Rose Villain brought cyber-punk couture to the Lido—her metallic gown, blue mohawk, and gold chain felt like a glam-rock opera staged on the red carpet.
Rose Villain doesn’t walk red carpets—she detonates them. At the La Grazia premiere during the 82nd Venice International Film Festival, Villain arrived in a look that felt more like a manifesto than a mere outfit. It was part sci-fi siren, part glam-rock priestess, and entirely unforgettable.

Her structured off-the-shoulder gown shimmered in a palette of dark and light metallic tones, catching the light like a blade. The fabric—possibly a lamé or foil-treated silk—had a liquid armor quality, rippling with every movement. The silhouette was sculptural, cinched at the waist and flaring subtly at the hem, with long matching gloves that extended the drama. It was a study in contrasts: futuristic yet regal, severe yet seductive.

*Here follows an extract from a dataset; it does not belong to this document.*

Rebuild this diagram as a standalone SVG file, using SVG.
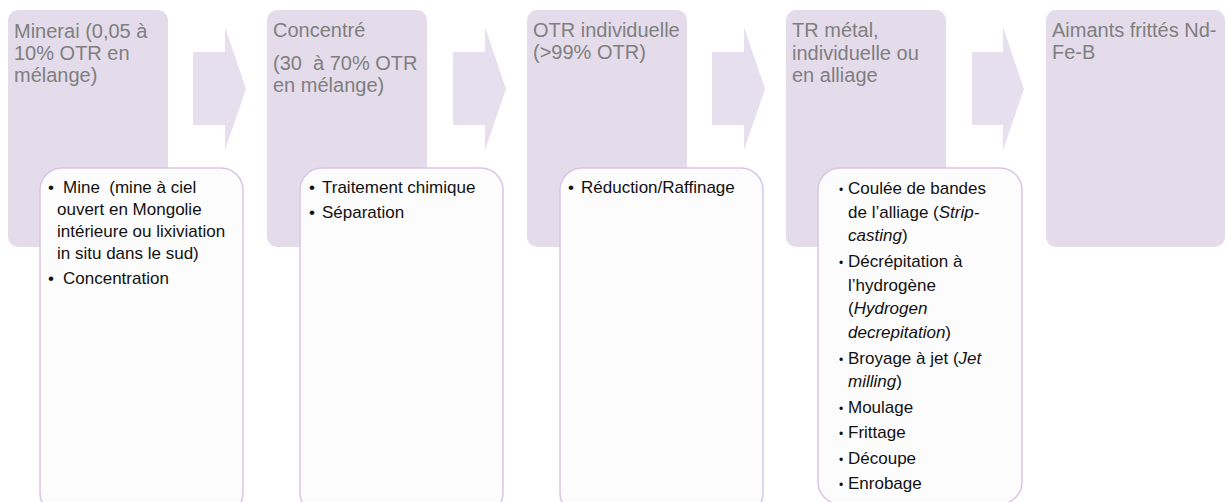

Villain anchored the look with a chunky gold chain necklace—bold, unapologetic, and slightly anarchic. No earrings, no clutch, no distractions. The necklace was the punctuation mark on an already declarative ensemble. Her pose was deliberate, almost statuesque, with a gaze that dared the cameras to blink first.

Rose Villain’s appearance at Venice proves that red carpet fashion doesn’t have to play nice—it can play loud, play weird, and still win.